Of the 13 high schoolers in the group, 12 had an immediate family member in jail, seven had been arrested, nine had been shot at, 11 had seen someone get shot, and 12 had a close family member murdered. 

“EVAC is about getting an understanding of each individual,” said Bernard Thomas III, an EVAC member and current junior at Florida Agricultural and Mechanical University. “Without understanding, you cannot go as a community. You cannot go as one. You can never be united without understanding.” 

Thomas and Shubert said the class was atrocious at first. Some of the boys didn’t know each other. Others outright hated each other. Donofrio cried a lot, and day in and day out her lesson plans failed to strike a chord. 

A few months in, they decided to go back to where they started, sharing their stories. Donofrio, a white woman, learned from hearing the stories of the young black men. 

Shubert, Thomas, and the others started to share their negative experiences with the Jacksonville Sheriff’s Office and how they felt labeled as a criminal and gang member because of their skin color and hair style. EVAC started to sell hoodies that said, “I am not a gang member.” 

What started as a leadership class quickly became a movement, the former high school students said. 

They hosted roundtables with local leaders including the Jacksonville mayor, Jacksonville sheriff, and Florida state attorney to discuss issues important to them. 

Local and national news outlets started picking up their stories. Within a year they had met with President Barack Obama, New Jersey Sen. Corey Booker and civil-rights legend and Georgia Rep. John Lewis. 

“It all happened so fast,” said Thomas. 

The New York Times featured one of its members on the front page in a story about juvenile fines and fees.
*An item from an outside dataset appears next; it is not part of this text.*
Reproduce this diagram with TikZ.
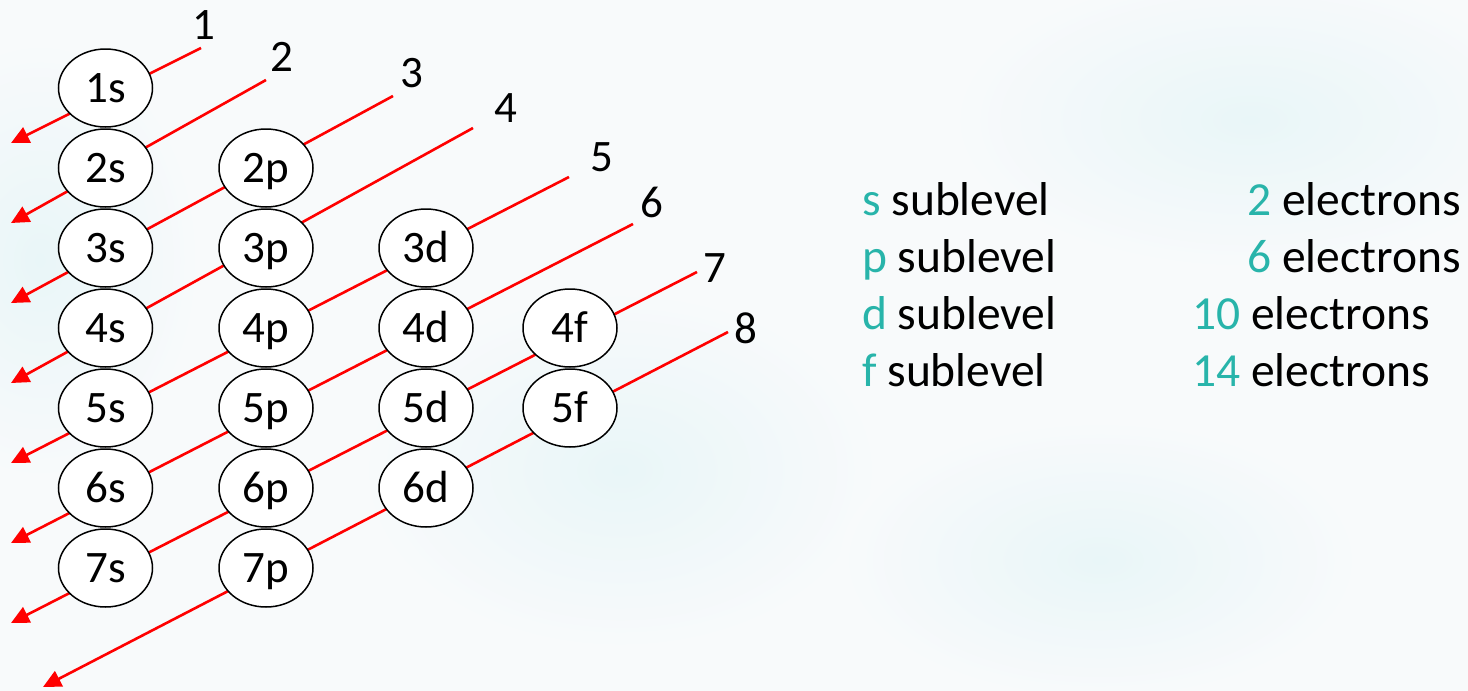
\documentclass[tikz,border=0pt]{standalone}
\usepackage{fontspec}
\setmainfont{Carlito}
\usetikzlibrary{arrows.meta,shapes.geometric}
\definecolor{rayred}{RGB}{255,0,0}
\definecolor{subteal}{RGB}{40,180,170}
\definecolor{paper}{RGB}{248,250,251}
\definecolor{mist}{RGB}{233,246,248}
\begin{document}
\begin{tikzpicture}[x=1pt,y=-1pt,
  orbital/.style={ellipse, draw=black, line width=1.5pt, fill=white,
    minimum width=94pt, minimum height=78pt, inner sep=0pt,
    text height=29pt, text depth=0pt, font=\fontsize{45}{54}\selectfont},
  ray/.style={draw=rayred, line width=2.6pt, -{Triangle[length=18pt,width=17pt]}},
  shellnum/.style={anchor=base, inner sep=0pt, font=\fontsize{45}{54}\selectfont},
  keytext/.style={anchor=base west, inner sep=0pt, font=\fontsize{47.5}{56}\selectfont}
]
% page and soft background
\useasboundingbox (0,0) rectangle (1468,691);
\fill[paper] (0,0) rectangle (1468,691);
\begin{scope}
  \clip (0,0) rectangle (1468,691);
  \shade[inner color=mist, outer color=paper] (40,260) ellipse [x radius=160pt, y radius=220pt];
  \shade[inner color=mist, outer color=paper] (620,470) ellipse [x radius=260pt, y radius=180pt];
  \shade[inner color=mist, outer color=paper] (1250,120) ellipse [x radius=300pt, y radius=150pt];
  \shade[inner color=mist, outer color=paper] (1100,560) ellipse [x radius=260pt, y radius=140pt];
\end{scope}

% ends of the diagonal rays
\coordinate (s1) at (201,48);  \coordinate (t1) at (11,143);
\coordinate (s2) at (266,80);  \coordinate (t2) at (11,223);
\coordinate (s3) at (393,96);  \coordinate (t3) at (11,303);
\coordinate (s4) at (473,128); \coordinate (t4) at (11,383);
\coordinate (s5) at (569,177); \coordinate (t5) at (11,463);
\coordinate (s6) at (633,224); \coordinate (t6) at (11,543);
\coordinate (s7) at (697,272); \coordinate (t7) at (11,623);
\coordinate (s8) at (728,332); \coordinate (t8) at (43,687);
\foreach \k in {1,...,8} { \draw[ray] (s\k) -- (t\k); }

% shell numbers at the ray ends
\node[shellnum] (n1) at (204,39)  {1};
\node[shellnum] (n2) at (282,71)  {2};
\node[shellnum] (n3) at (412,87)  {3};
\node[shellnum] (n4) at (506,122) {4};
\node[shellnum] (n5) at (602,171) {5};
\node[shellnum] (n6) at (652,217) {6};
\node[shellnum] (n7) at (715,282) {7};
\node[shellnum] (n8) at (746,343) {8};

% sublevel ellipses
\foreach \n in {1,...,7} {
  \node[orbital] (o\n s) at (105.5, 88+80*\n-80) {\n s};
}
\foreach \n in {2,...,7} {
  \node[orbital] (o\n p) at (266, 88+80*\n-80) {\n p};
}
\foreach \n in {3,...,6} {
  \node[orbital] (o\n d) at (426, 88+80*\n-80) {\n d};
}
\foreach \n in {4,5} {
  \node[orbital] (o\n f) at (570, 88+80*\n-80) {\n f};
}

% capacity key
\node[keytext] (ks) at (862,215) {\textcolor{subteal}{s} sublevel};
\node[keytext] (kp) at (862,272) {\textcolor{subteal}{p} sublevel};
\node[keytext] (kd) at (862,329) {\textcolor{subteal}{d} sublevel};
\node[keytext] (kf) at (862,386) {\textcolor{subteal}{f} sublevel};
\node[keytext] (es) at (1247,215) {\textcolor{subteal}{2} electrons};
\node[keytext] (ep) at (1247,272) {\textcolor{subteal}{6} electrons};
\node[keytext] (ed) at (1192,329) {\textcolor{subteal}{10} electrons};
\node[keytext] (ef) at (1192,386) {\textcolor{subteal}{14} electrons};
\end{tikzpicture}
\end{document}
The White House invited them to participate in a roundtable on juvenile justice. They won Harvard’s national KIND Schools challenge. They traveled to Ferguson, Missouri, to present to teachers on how to implement the program in their schools in the wake of Michael Brown’s shooting. 
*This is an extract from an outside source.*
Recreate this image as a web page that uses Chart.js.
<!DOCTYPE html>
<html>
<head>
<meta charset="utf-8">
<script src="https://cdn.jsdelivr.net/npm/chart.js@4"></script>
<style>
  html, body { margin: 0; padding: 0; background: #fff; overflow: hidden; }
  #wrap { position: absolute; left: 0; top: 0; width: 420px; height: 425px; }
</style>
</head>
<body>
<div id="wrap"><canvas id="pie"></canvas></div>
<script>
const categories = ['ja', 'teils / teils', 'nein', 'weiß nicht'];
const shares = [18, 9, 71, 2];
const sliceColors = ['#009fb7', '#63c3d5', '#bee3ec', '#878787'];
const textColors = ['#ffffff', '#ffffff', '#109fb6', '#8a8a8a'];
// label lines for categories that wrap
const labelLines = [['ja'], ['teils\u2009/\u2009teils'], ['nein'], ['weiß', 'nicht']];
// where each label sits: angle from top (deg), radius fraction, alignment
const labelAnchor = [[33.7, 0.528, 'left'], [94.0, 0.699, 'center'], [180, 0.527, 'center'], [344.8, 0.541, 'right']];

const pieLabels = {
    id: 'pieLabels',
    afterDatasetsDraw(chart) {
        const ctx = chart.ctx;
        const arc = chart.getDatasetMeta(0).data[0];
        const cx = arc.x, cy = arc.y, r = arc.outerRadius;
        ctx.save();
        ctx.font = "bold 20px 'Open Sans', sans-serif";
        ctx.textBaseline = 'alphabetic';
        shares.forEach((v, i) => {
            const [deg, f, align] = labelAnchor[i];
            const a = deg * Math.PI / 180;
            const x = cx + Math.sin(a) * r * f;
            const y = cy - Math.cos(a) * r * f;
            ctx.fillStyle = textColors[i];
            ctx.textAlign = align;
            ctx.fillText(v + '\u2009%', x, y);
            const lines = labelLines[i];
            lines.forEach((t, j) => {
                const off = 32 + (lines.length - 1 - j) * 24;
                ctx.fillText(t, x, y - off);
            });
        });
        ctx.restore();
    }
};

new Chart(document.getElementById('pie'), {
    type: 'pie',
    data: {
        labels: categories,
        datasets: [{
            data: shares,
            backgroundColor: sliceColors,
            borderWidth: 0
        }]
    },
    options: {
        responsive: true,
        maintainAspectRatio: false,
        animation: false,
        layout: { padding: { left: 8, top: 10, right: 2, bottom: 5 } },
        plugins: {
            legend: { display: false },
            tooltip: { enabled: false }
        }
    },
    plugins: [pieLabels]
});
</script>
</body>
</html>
But in May 2017, as most of the boys were about to enter their senior year, Donofrio found out that the EVAC class would no longer be on her schedule. 

Robert E. Lee’s principal told Donofrio she would have to use her planning period to teach the class, but she was already staying at school until late at night every day. She declined. The class was canceled. 
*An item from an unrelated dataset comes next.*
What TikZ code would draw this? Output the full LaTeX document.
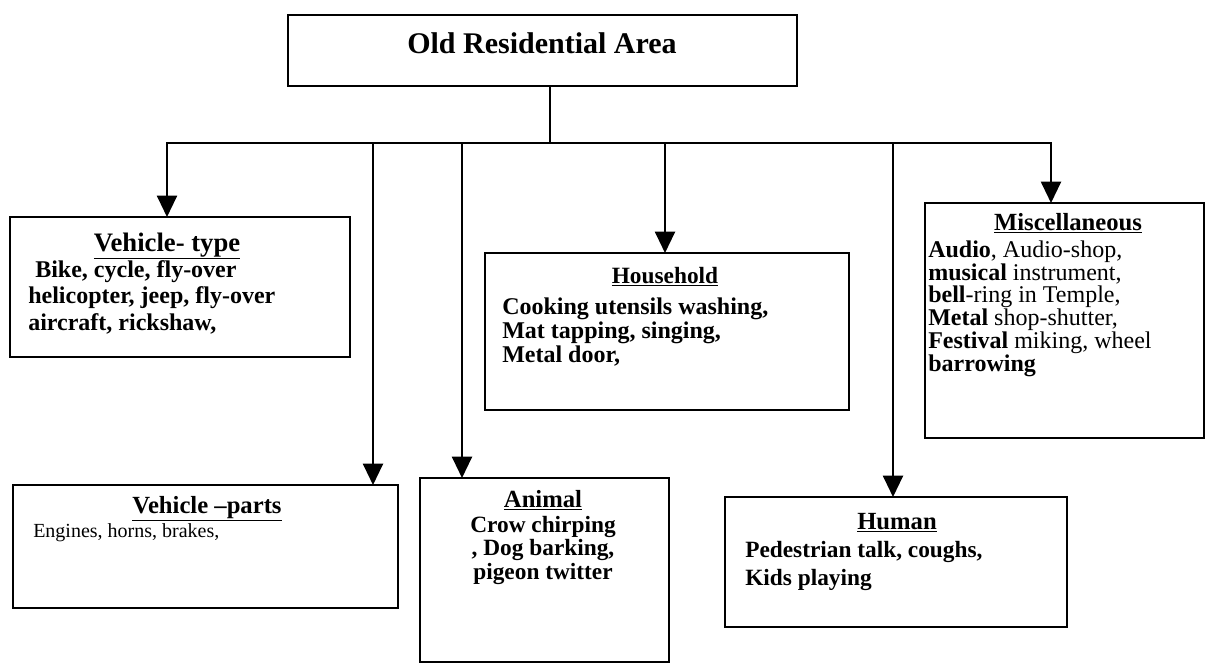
\documentclass[tikz,border=0pt]{standalone}
\usepackage{fontspec}
\setmainfont{Liberation Serif}
\usetikzlibrary{arrows.meta,fit}
\tikzset{
  box/.style={draw, line width=1.2pt, inner sep=0pt, outer sep=0pt},
  conn/.style={line width=1.6pt},
  arr/.style={conn, -{Triangle[length=16pt,width=15pt]}},
  ttl/.style={font=\bfseries\fontsize{18.5}{18}\selectfont, inner sep=0pt, anchor=base},
  bt/.style={font=\bfseries\fontsize{18}{18}\selectfont, inner sep=0pt, anchor=base west},
  bc/.style={font=\bfseries\fontsize{17.5}{18}\selectfont, inner sep=0pt, anchor=base},
  rt/.style={font=\fontsize{18}{18}\selectfont, inner sep=0pt, anchor=base west},
}
\begin{document}
\begin{tikzpicture}[x=0.75pt,y=-0.75pt]
\useasboundingbox (0,0) rectangle (1206,665);

% boxes
\node[box, fit={(288,15) (797,86)}] (top) {};
\node[box, fit={(10,217) (350,357)}] (vtype) {};
\node[box, fit={(13,485) (398,608)}] (vparts) {};
\node[box, fit={(420,478) (669,662)}] (animal) {};
\node[box, fit={(485,253) (849,410)}] (house) {};
\node[box, fit={(725,497) (1067,627)}] (human) {};
\node[box, fit={(925,203) (1204,438)}] (misc) {};

% top title
\node[font=\bfseries\fontsize{22.5}{22.5}\selectfont, inner sep=0pt, anchor=base] (topT) at (542,53) {Old Residential Area};

% Vehicle-type
\node[ttl, font=\bfseries\fontsize{20}{20}\selectfont] (vtypeT) at (167,251) {\underline{Vehicle- type}};
\node[bt] (vt1) at (35,277) {Bike, cycle, fly-over};
\node[bt] (vt2) at (28,303) {helicopter, jeep, fly-over};
\node[bt] (vt3) at (28,330) {aircraft, rickshaw,};

% Vehicle-parts
\node[ttl] (vpartsT) at (207,513) {\underline{Vehicle –parts}};
\node[rt, font=\fontsize{15}{15}\selectfont] (vp1) at (33,537) {Engines, horns, brakes,};

% Animal
\node[ttl] (animalT) at (543,507) {\underline{Animal}};
\node[bc] (an1) at (543,532) {Crow chirping};
\node[bc] (an2) at (543,555) {, Dog barking,};
\node[bc] (an3) at (543,579) {pigeon twitter};

% Household
\node[ttl, font=\bfseries\fontsize{17.5}{18}\selectfont] (houseT) at (665,283) {\underline{Household}};
\node[bt] (ho1) at (502,314) {Cooking utensils washing,};
\node[bt] (ho2) at (502,338) {Mat tapping, singing,};
\node[bt] (ho3) at (502,362) {Metal door,};

% Human
\node[ttl] (humanT) at (897,529) {\underline{Human}};
\node[bt, font=\bfseries\fontsize{17.5}{18}\selectfont] (hu1) at (745,557) {Pedestrian talk, coughs,};
\node[bt, font=\bfseries\fontsize{17.5}{18}\selectfont] (hu2) at (745,585) {Kids playing};

% Miscellaneous
\node[ttl] (miscT) at (1068,230) {\underline{Miscellaneous}};
\node[rt] (mi1) at (928,257) {\textbf{Audio}, Audio-shop,};
\node[rt] (mi2) at (928,280) {\textbf{musical} instrument,};
\node[rt] (mi3) at (928,302) {\textbf{bell}-ring in Temple,};
\node[rt] (mi4) at (928,325) {\textbf{Metal} shop-shutter,};
\node[rt] (mi5) at (928,348) {\textbf{Festival} miking, wheel};
\node[rt] (mi6) at (928,371) {\textbf{barrowing}};

% connectors
\coordinate (j) at (550,143);
\coordinate (b1) at (167,143);
\coordinate (b2) at (373,143);
\coordinate (b3) at (462,143);
\coordinate (b4) at (665,143);
\coordinate (b5) at (893,143);
\coordinate (b6) at (1051,143);
\draw[conn] (top.south -| j) -- (j);
\draw[conn, line cap=rect] (b1) -- (b6);
\draw[arr] (b1) -- (vtype.north -| b1);
\draw[arr] (b2) -- (vparts.north -| b2);
\draw[arr] (b3) -- (animal.north -| b3);
\draw[arr] (b4) -- (house.north -| b4);
\draw[arr] (b5) -- (human.north -| b5);
\draw[arr] (b6) -- (misc.north -| b6);
\end{tikzpicture}
\end{document}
She fought for a month to keep the class. She looked for a funder. She met with the mayor. Donofrio was encouraged by the principal to continue doing EVAC lessons in her speech classes, but the program that gained national attention for telling their story would no longer meet during the regular school day. 

After teaching EVAC lessons in her speech classes for a couple years, Donofrio found out she would be reassigned to teach British literature in spring 2019. That summer, Vinceté Waugh, an EVAC member, said he arrived at Donofrio’s classroom to see all of EVAC’s posters and photos dismantled.

“The journey of our journey was there,” said Waugh, a rising senior at the time. “And then to see it all crumpled up, thrown into trash bags and thrown on top of eachother, it just made me feel like, wow, no one understood.” 

The Duval County Public Schools was not available for comment.

Waugh, emancipated from his family, says without EVAC he lacked the support he needed in his final year of high school. He started the year with a promising outlook to get into Florida State University, but he ended the year without meeting the minimum admissions requirements. 

“It didn’t turn out to be the year that it was supposed to be,” said Waugh.

But, this May he became the first in his family to ever graduate high school and has begun attending community college as a first generation student. 

The other EVAC members have all since graduated and now find other ways to speak out. One founding member, Reginald Boston Jr., was shot and killed by a police officer in January. The boys and Donofrio have leaned on each other for support and demanded answers. 

They recently have taken to the streets in protests after the death of George Floyd at the hands of Minneapolis police. They will publish an essay about the story of EVAC and the power and dangers of youth storytelling in the Harvard Educational Review this summer. Donofrio says they still talk weekly, and she talks to many of them every day. She said Shubert, Thomas, Waugh and the other EVAC members are like family.

“We’re going to fight until our very last breath for the ones that are struggling,” said Shubert.